0
votes

This night non of our Google Storage Transfer Jobs completed. They either got stuck at "Calculating..." or 0% progress.

We've are using Google Storage Transfer Jobs to transfer data between S3 to Google Cloud Storage (GCS) as a step in our data pipeline. We have set up a daily transfer job for a bunch of buckets and files. However, this night nothing was completed.

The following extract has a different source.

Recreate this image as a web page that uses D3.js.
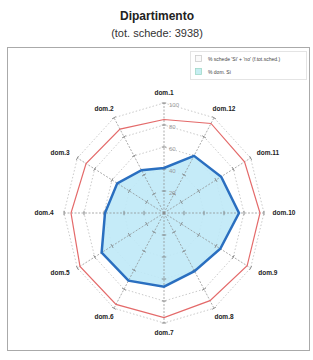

To troubleshoot it we tried to cancel all the existing jobs, and then create a new job that transferred a file from one bucket in GCS to another one. That one too got stuck on "Calculating..."Screenshot of test job that gets stuck

Has anyone experienced anything similar, and what's the solution to make it work again?

1
There seems to be an outage presently reported for Google Storage transfer jobs, which you may have been affected by. I recommend that you report the issue by opening an issue with the GCP engineers.oakinlaja

1 Answers

0
votes

Since we didn't know how long the outage mentioned by Oakinlaja we decided to instead find another solution for this.

We already had a couple of spark tasks that cleaned our data, so we rewrote those tasks to also transfer the data from S3 to GCS like it is explained in this article.

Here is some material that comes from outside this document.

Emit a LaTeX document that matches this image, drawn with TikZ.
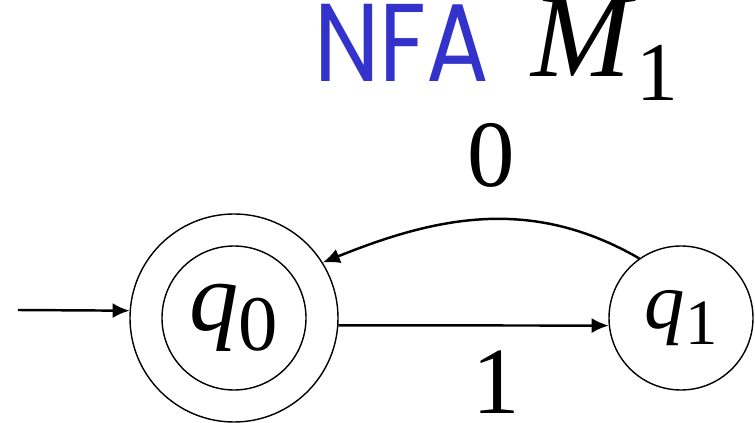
\documentclass[tikz,border=0pt]{standalone}
\usepackage{fontspec}
\setmainfont{Liberation Serif}
\usetikzlibrary{arrows.meta}
\definecolor{nfablue}{RGB}{51,51,204}
\newcommand{\stname}[3][0.8]{\textit{#2}\raisebox{-0.2em}{\scalebox{#1}{#3}}}

\begin{document}
\begin{tikzpicture}[
  state/.style={circle,draw,line width=0.8pt,inner sep=0pt},
  trans/.style={-{Latex[length=0.34cm,width=0.3cm]},line width=1.4pt},
  lbl/.style={font=\fontsize{54}{60}\selectfont,inner sep=2pt}]
\useasboundingbox (0,0) rectangle (15.1,8.46);
% title
\node[anchor=base west,inner sep=2pt,text=nfablue,xscale=0.84,transform shape,font=\fontspec{Poppins}\fontsize{63}{70}\selectfont] (nfa) at (6.22,6.82) {NFA};
\node[anchor=base west,inner sep=2pt,font=\fontsize{68}{76}\selectfont] (name) at (10.56,6.92) {\stname[0.7]{M}{1}};
% states
\node[state,minimum size=4.16cm] (q0) at (4.68,2.10) {};
\node[state,minimum size=2.88cm,font=\fontsize{56}{64}\selectfont] (q0in) at (q0) {\stname{q}{0}};
\node[state,minimum size=2.88cm,font=\fontsize{46}{52}\selectfont] (q1) at (13.62,2.10) {\stname{q}{1}};
% transitions
\coordinate (start) at (0.36,2.26);
\draw[trans] (start) -- (q0.176);
\draw[trans] (q0.-4) -- node[lbl,below=0.41cm,xshift=0.46cm] {1} (q1.186);
\draw[trans] (q1.125) to[out=150,in=22] node[lbl,above=0.55cm,xshift=0.14cm] {0} (q0.32);
\end{tikzpicture}
\end{document}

We basically set up the AWS config (note that we needed to use spark.sparkContext since we can't use both SparkContext and SparkSession simultaneously):

val accessKeyId = System.getenv("AWS_ACCESS_KEY_ID")
val secretAccessKey = System.getenv("AWS_SECRET_ACCESS_KEY")
spark.sparkContext.hadoopConfiguration.set("fs.s3n.awsAccessKeyId", accessKeyId)
spark.sparkContext.hadoopConfiguration.set("fs.s3n.awsSecretAccessKey", secretAccessKey)

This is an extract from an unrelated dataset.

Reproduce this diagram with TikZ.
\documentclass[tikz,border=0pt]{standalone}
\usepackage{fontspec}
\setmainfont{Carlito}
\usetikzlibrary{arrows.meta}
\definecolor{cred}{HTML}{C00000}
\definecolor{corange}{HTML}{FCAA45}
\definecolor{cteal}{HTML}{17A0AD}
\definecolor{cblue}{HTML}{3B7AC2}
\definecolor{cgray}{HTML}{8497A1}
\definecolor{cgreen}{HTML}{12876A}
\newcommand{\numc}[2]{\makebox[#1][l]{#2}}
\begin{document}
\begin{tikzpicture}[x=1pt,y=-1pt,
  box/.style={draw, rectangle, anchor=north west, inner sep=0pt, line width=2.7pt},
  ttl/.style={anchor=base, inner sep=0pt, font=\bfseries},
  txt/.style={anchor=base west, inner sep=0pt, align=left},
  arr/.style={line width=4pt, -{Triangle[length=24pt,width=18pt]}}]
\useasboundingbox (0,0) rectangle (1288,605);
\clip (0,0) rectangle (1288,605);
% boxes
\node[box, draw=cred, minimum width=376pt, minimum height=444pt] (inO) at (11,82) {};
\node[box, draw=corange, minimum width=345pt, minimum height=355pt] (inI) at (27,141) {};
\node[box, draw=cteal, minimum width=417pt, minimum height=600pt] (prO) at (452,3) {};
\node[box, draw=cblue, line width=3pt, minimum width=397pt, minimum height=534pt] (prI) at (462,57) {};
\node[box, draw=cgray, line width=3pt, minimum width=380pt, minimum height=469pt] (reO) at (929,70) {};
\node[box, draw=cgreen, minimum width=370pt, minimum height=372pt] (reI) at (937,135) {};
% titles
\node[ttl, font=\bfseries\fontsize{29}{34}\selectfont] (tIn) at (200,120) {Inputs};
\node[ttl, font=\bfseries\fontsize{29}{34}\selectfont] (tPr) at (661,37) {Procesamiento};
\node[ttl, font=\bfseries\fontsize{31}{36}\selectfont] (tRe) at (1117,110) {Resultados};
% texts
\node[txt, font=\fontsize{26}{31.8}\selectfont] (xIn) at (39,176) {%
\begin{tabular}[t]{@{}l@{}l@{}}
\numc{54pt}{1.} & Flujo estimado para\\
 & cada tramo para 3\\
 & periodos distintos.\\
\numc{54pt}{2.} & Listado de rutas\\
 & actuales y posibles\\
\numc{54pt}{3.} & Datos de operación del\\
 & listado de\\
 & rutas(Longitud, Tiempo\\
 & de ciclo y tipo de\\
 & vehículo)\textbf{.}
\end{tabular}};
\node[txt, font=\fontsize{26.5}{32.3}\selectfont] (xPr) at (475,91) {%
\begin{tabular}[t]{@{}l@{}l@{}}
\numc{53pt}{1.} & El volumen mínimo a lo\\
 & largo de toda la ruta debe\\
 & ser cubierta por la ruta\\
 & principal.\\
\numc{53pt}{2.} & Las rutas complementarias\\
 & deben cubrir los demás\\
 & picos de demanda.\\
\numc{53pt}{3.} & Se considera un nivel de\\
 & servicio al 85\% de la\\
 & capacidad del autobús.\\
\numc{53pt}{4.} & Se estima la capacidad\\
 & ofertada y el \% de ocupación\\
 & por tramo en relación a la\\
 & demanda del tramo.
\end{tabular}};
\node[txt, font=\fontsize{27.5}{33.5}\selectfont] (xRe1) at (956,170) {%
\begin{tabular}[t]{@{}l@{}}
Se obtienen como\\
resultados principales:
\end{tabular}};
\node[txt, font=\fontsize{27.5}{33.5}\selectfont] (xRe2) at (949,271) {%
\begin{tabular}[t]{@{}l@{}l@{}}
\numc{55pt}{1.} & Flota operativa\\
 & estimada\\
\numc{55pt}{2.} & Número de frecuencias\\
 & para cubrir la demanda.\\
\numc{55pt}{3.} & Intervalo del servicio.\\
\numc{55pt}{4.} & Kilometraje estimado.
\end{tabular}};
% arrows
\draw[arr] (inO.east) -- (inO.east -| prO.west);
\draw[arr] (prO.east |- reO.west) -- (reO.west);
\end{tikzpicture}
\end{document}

and then read the data directly from S3:

val data_frame = spark.read.json("s3n://bucket/file-prefix/" + LocalDateTime.now.minusHours(24).format(DateTimeFormatter.ofPattern("YYYY/MM/dd")) + "/*/*.gz")

After this we flatten the data and some other steps before we write it to GCS, and then in another step upload the data to BigQuery.

With that said, it's really weird that there is so hard to get any information about this kind of outage and no information on if they are working on it or not.